Conjugated heat transfer in circular microchannels with slip flow and axial diffusion effects

Abstract

An integral transforms analysis is undertaken for conjugated heat transfer in circular microchannels with laminar gaseous flow in the slip flow regime. The solution methodology is based on the Generalized Integral Transform Technique applied to a single domain formulation that models the coupled heat transfer phenomena at the fluid stream and at the channel wall. The single domain formulation results in just one partial differential equation for the energy balance, making use of spatially variable coefficients with abrupt transitions, and accounting for the temperature jump at the interface due to the Knudsen numbers within the slip flow regime. This work extends the single domain formulation strategy, not a priori applicable to problems with discontinuities, by considering a very thin fictitious layer at the fluid-wall interface region, so as to mathematically represent an equivalence to the temperature jump.
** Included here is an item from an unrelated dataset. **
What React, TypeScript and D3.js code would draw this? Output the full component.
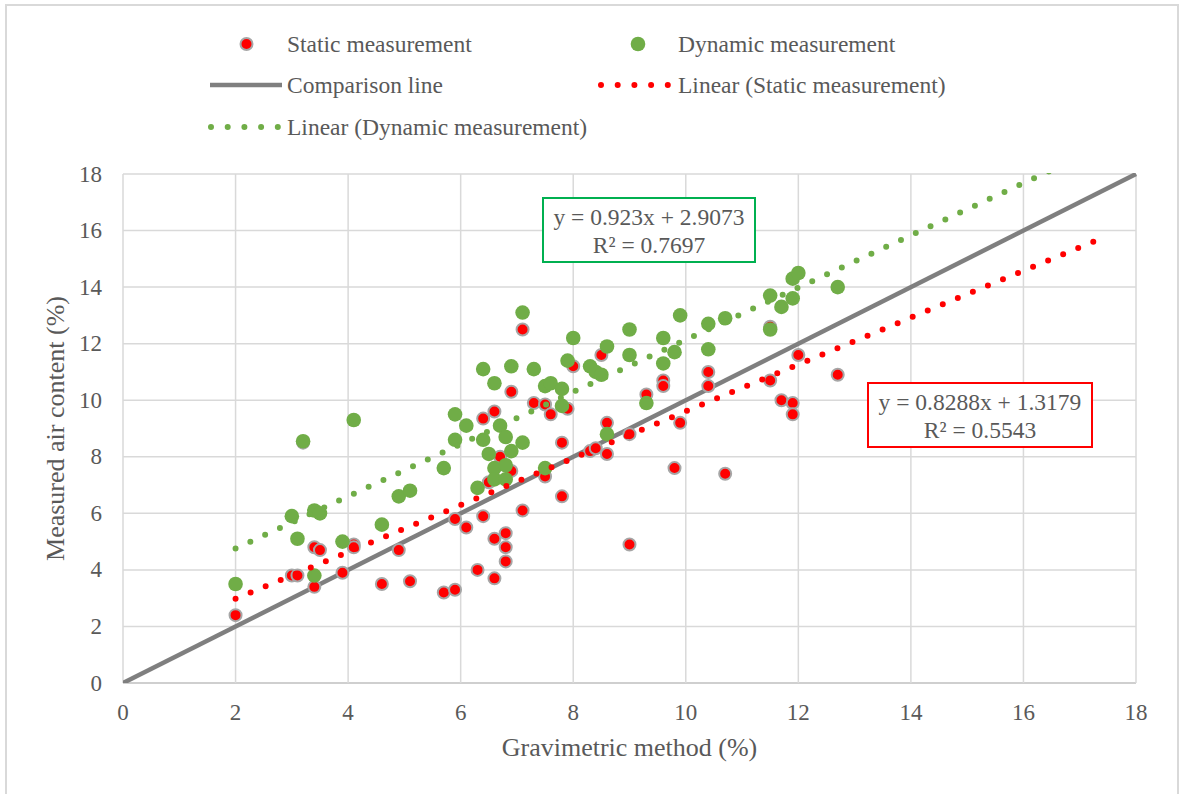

An integral balance technique for enhancing the convergence of the eigenfunctions is employed, so as to achieve more accurate results and improve convergence for the so derived multiscale problem. The results obtained are critically compared against a dedicated finite difference numerical solution for the original multi-region problem. Results for the Nusselt number are presented in order to investigate its behavior with respect to different Péclet and Knudsen numbers, and different wall thicknesses values, confirming the importance of the combined effects of slip flow, axial conduction and heat transfer conjugation in the analysis.